Data section:
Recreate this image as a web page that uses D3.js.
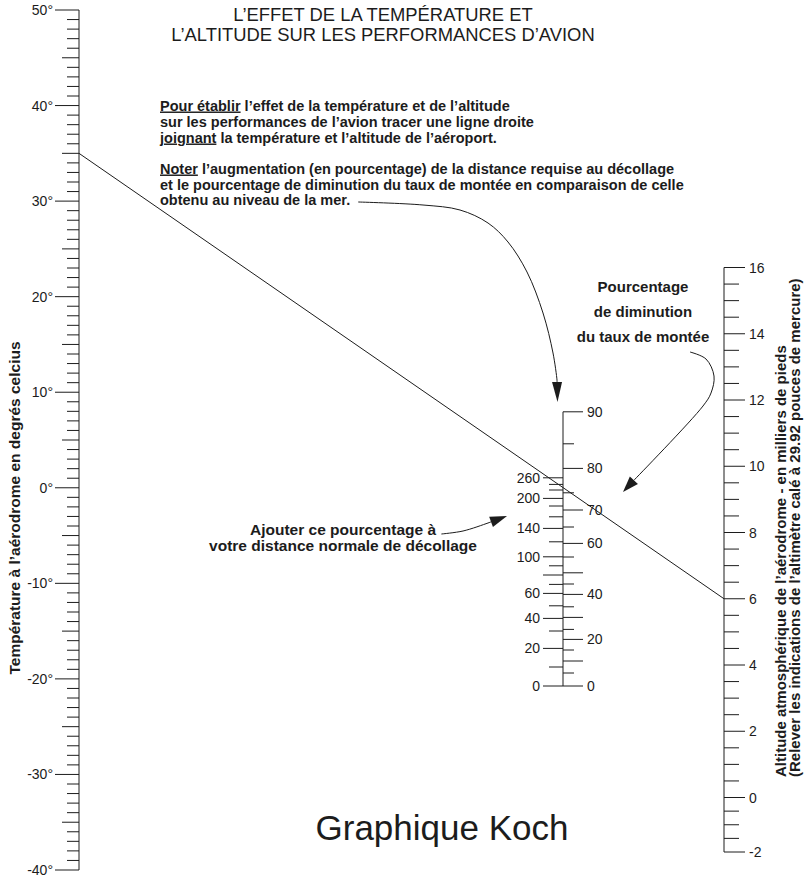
<!DOCTYPE html>
<html>
<head>
<meta charset="utf-8">
<script src="https://cdn.jsdelivr.net/npm/d3@7"></script>
<style>
  html, body { margin: 0; padding: 0; background: #fff; }
  svg { display: block; }
</style>
</head>
<body>
<svg id="chart" width="805" height="879"></svg>
<script>
// ---- Scale data -------------------------------------------------------
// Aerodrome temperature (°C), graduated every degree
const tempTicks = d3.range(-40, 51, 1);
const tempLabels = [50, 40, 30, 20, 10, 0, -10, -20, -30, -40];

// Pressure altitude (thousands of feet), graduated every 500 ft
const altTicks = d3.range(-2, 16.01, 0.5);
const altLabels = [16, 14, 12, 10, 8, 6, 4, 2, 0, -2];

// Centre scale, left side: % increase of take-off distance,
// with the density altitude (thousands of feet) each graduation stands for
const takeoffValues = [0, 10, 20, 30, 40, 50, 60, 70, 80, 90, 100, 120, 140, 160, 180, 200, 220, 240, 260];
const takeoffDensityAlt = [0, 0.95, 1.88, 2.75, 3.38, 4.01, 4.63, 5.08, 5.55, 6.01, 6.46, 7.21, 7.88, 8.46, 9.0, 9.38, 9.8, 10.08, 10.41];
const takeoffLabels = [260, 200, 140, 100, 60, 40, 20, 0];
const takeoffLong = [260, 200, 140, 100, 80, 60, 40, 20, 0];

// Centre scale, right side: % decrease of rate of climb
const climbValues = [0, 5, 10, 15, 20, 25, 30, 35, 40, 45, 50, 55, 60, 65, 70, 75, 80, 85, 90];
const climbDensityAlt = [0, 0.65, 1.25, 1.8, 2.33, 2.83, 3.43, 3.96, 4.58, 5.1, 5.66, 6.45, 7.13, 7.95, 8.8, 9.66, 10.88, 12.11, 13.71];
const climbLabels = [90, 80, 70, 60, 40, 20, 0];

// Worked example: 35 °C at a 6000 ft aerodrome
const exampleTemp = 35;
const exampleAlt = 6;

// ---- Texts -------------------------------------------------------------
const titleLines = ["L\u2019EFFET DE LA TEMP\u00C9RATURE ET", "L\u2019ALTITUDE SUR LES PERFORMANCES D\u2019AVION"];
const instructions = [
  [["Pour \u00E9tablir", true], [" l\u2019effet de la temp\u00E9rature et de l\u2019altitude", false]],
  [["sur les performances de l\u2019avion tracer une ligne droite", false]],
  [["joignant", true], [" la temp\u00E9rature et l\u2019altitude de l\u2019a\u00E9roport.", false]],
  null,
  [["Noter", true], [" l\u2019augmentation (en pourcentage) de la distance requise au d\u00E9collage", false]],
  [["et le pourcentage de diminution du taux de mont\u00E9e en comparaison de celle", false]],
  [["obtenu au niveau de la mer.", false]]
];
const climbNote = ["Pourcentage", "de diminution", "du taux de mont\u00E9e"];
const takeoffNote = ["Ajouter ce pourcentage \u00E0", "votre distance normale de d\u00E9collage"];
const tempTitle = "Temp\u00E9rature \u00E0 l\u2019a\u00E9rodrome en degr\u00E9s celcius";
const altTitle = ["Altitude atmosph\u00E9rique de l\u2019a\u00E9rodrome - en milliers de pieds",
                  "(Relever les indications de l\u2019altim\u00E8tre cal\u00E9 \u00E0 29.92 pouces de mercure)"];
const chartName = "Graphique Koch";

// ---- Layout -------------------------------------------------------------
const svg = d3.select("#chart");
const font = "'Liberation Sans', Arial, Helvetica, sans-serif";
const ink = "#1c1c1c";

const xTemp = 79, xMid = 563, xAlt = 724;
const yTemp = d3.scaleLinear().domain([-40, 50]).range([870, 10]);
const yAlt = d3.scaleLinear().domain([-2, 0, 16]).range([852, 797.5, 267.5]);
const yMid = d3.scaleLinear().domain([0, 14]).range([686, 406]);

const g = svg.append("g").attr("fill", "none").attr("stroke", ink).attr("stroke-width", 1);

// ---- Temperature scale -------------------------------------------------
g.append("line").attr("x1", xTemp).attr("x2", xTemp)
  .attr("y1", yTemp(50)).attr("y2", yTemp(-40));
g.selectAll(".ttick").data(tempTicks).join("line")
  .attr("x1", d => xTemp - (d % 10 === 0 ? 24 : d % 5 === 0 ? 17 : 12))
  .attr("x2", xTemp)
  .attr("y1", d => yTemp(d)).attr("y2", d => yTemp(d));
svg.selectAll(".tlabel").data(tempLabels).join("text")
  .attr("x", 53).attr("y", d => yTemp(d)).attr("dy", "0.36em")
  .attr("text-anchor", "end").attr("font-family", font).attr("font-size", 14).attr("fill", ink)
  .text(d => d + "\u00B0");

// ---- Altitude scale ----------------------------------------------------
g.append("line").attr("x1", xAlt).attr("x2", xAlt)
  .attr("y1", yAlt(16)).attr("y2", yAlt(-2));
g.selectAll(".atick").data(altTicks).join("line")
  .attr("x1", xAlt)
  .attr("x2", d => xAlt + (altLabels.includes(d) ? 21 : 15))
  .attr("y1", d => yAlt(d)).attr("y2", d => yAlt(d));
svg.selectAll(".alabel").data(altLabels).join("text")
  .attr("x", xAlt + 25).attr("y", d => yAlt(d)).attr("dy", "0.36em")
  .attr("font-family", font).attr("font-size", 14).attr("fill", ink)
  .text(d => d);

// ---- Centre scale ------------------------------------------------------
const takeoff = takeoffValues.map((v, i) => ({ v, da: takeoffDensityAlt[i] }));
const climb = climbValues.map((v, i) => ({ v, da: climbDensityAlt[i] }));

g.append("line").attr("x1", xMid).attr("x2", xMid)
  .attr("y1", yMid(d3.max(climbDensityAlt))).attr("y2", yMid(0));
g.selectAll(".ctick").data(climb).join("line")
  .attr("x1", xMid).attr("x2", d => xMid + (d.v % 10 === 0 ? 20 : 11))
  .attr("y1", d => yMid(d.da)).attr("y2", d => yMid(d.da));
g.selectAll(".dtick").data(takeoff).join("line")
  .attr("x1", d => xMid - (takeoffLong.includes(d.v) ? 20 : 14)).attr("x2", xMid)
  .attr("y1", d => yMid(d.da)).attr("y2", d => yMid(d.da));
svg.selectAll(".clabel").data(climb.filter(d => climbLabels.includes(d.v))).join("text")
  .attr("x", xMid + 24).attr("y", d => yMid(d.da)).attr("dy", "0.36em")
  .attr("font-family", font).attr("font-size", 14).attr("fill", ink)
  .text(d => d.v);
svg.selectAll(".dlabel").data(takeoff.filter(d => takeoffLabels.includes(d.v))).join("text")
  .attr("x", xMid - 23).attr("y", d => yMid(d.da)).attr("dy", "0.36em")
  .attr("text-anchor", "end").attr("font-family", font).attr("font-size", 14).attr("fill", ink)
  .text(d => d.v);

// ---- Example index line ------------------------------------------------
g.append("line")
  .attr("x1", xTemp).attr("y1", yTemp(exampleTemp))
  .attr("x2", xAlt).attr("y2", yAlt(exampleAlt));

// ---- Titles and notes --------------------------------------------------
svg.append("g").selectAll("text").data(titleLines).join("text")
  .attr("x", 383).attr("y", (d, i) => 21 + i * 19.5)
  .attr("text-anchor", "middle").attr("font-family", font).attr("font-size", 18.4).attr("fill", ink)
  .text(d => d);

const instr = svg.append("g").attr("font-family", font).attr("font-size", 14.5)
  .attr("font-weight", "bold").attr("fill", ink);
const instrY = [110.5, 126.5, 142.5, null, 173.5, 189.5, 205];
let lastLine = null;
instructions.forEach((parts, i) => {
  if (!parts) return;
  const t = instr.append("text").attr("x", 160).attr("y", instrY[i]);
  parts.forEach(([s, u]) => {
    t.append("tspan").text(s).style("text-decoration", u ? "underline" : "none");
  });
  lastLine = t;
});

svg.append("g").selectAll("text").data(climbNote).join("text")
  .attr("x", 643).attr("y", (d, i) => 291.5 + i * 25)
  .attr("text-anchor", "middle").attr("font-family", font).attr("font-size", 15)
  .attr("font-weight", "bold").attr("fill", ink).text(d => d);

const takeoffText = svg.append("g").selectAll("text").data(takeoffNote).join("text")
  .attr("x", 343).attr("y", (d, i) => 534.5 + i * 16)
  .attr("text-anchor", "middle").attr("font-family", font).attr("font-size", 15.5)
  .attr("font-weight", "bold").attr("fill", ink).text(d => d);

svg.append("text")
  .attr("transform", "translate(20,508) rotate(-90)")
  .attr("text-anchor", "middle").attr("font-family", font).attr("font-size", 15.5)
  .attr("font-weight", "bold").attr("fill", ink).text(tempTitle);

svg.append("g").selectAll("text").data(altTitle).join("text")
  .attr("transform", (d, i) => `translate(${786 + i * 14},777) rotate(-90)`)
  .attr("text-anchor", "start").attr("font-family", font).attr("font-size", 15)
  .attr("font-weight", "bold").attr("fill", ink).text(d => d);

svg.append("text")
  .attr("x", 442).attr("y", 840)
  .attr("text-anchor", "middle").attr("font-family", font).attr("font-size", 35)
  .attr("fill", ink).text(chartName);

// ---- Pointer arrows ----------------------------------------------------
const curve = d3.line().curve(d3.curveCatmullRom.alpha(0.5));
function arrow(points, headLen, headHalf) {
  const n = points.length;
  const tip = points[n - 1], prev = points[n - 2];
  const ang = Math.atan2(tip[1] - prev[1], tip[0] - prev[0]);
  const bx = tip[0] - headLen * Math.cos(ang), by = tip[1] - headLen * Math.sin(ang);
  const shaft = points.slice(0, n - 1).concat([[bx, by]]);
  g.append("path").attr("d", curve(shaft));
  const px = -Math.sin(ang) * headHalf, py = Math.cos(ang) * headHalf;
  svg.append("path")
    .attr("d", `M${tip[0]},${tip[1]}L${bx + px},${by + py}L${bx - px},${by - py}Z`)
    .attr("fill", ink);
}

// Arrow from the end of the last instruction line down to the centre scale
const lastBox = lastLine.node().getBBox();
const a1x = lastBox.x + lastBox.width + 8;
arrow([[a1x, 202], [423, 205], [460, 210], [488, 223], [508, 242], [527, 272], [543, 313], [553, 353], [557, 380], [557.5, 402]], 20, 5);
arrow([[690, 352], [706, 359], [714, 376], [711, 393], [703, 406], [623, 492]], 16, 5.5);
const noteBox = takeoffText.nodes()[0].getBBox();
const a3x = noteBox.x + noteBox.width + 5;
arrow([[a3x, 534], [463, 531], [488, 523], [507, 516]], 17, 5.5);
</script>
</body>
</html>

Given problem: Copy nothing but the lines from the first one in the listing through the line with "6, 4, 2, 0, -2];", and omit the pictures.

Answer below:
Recreate this image as a web page that uses D3.js.
<!DOCTYPE html>
<html>
<head>
<meta charset="utf-8">
<script src="https://cdn.jsdelivr.net/npm/d3@7"></script>
<style>
  html, body { margin: 0; padding: 0; background: #fff; }
  svg { display: block; }
</style>
</head>
<body>
<svg id="chart" width="805" height="879"></svg>
<script>
// ---- Scale data -------------------------------------------------------
// Aerodrome temperature (°C), graduated every degree
const tempTicks = d3.range(-40, 51, 1);
const tempLabels = [50, 40, 30, 20, 10, 0, -10, -20, -30, -40];

// Pressure altitude (thousands of feet), graduated every 500 ft
const altTicks = d3.range(-2, 16.01, 0.5);
const altLabels = [16, 14, 12, 10, 8, 6, 4, 2, 0, -2];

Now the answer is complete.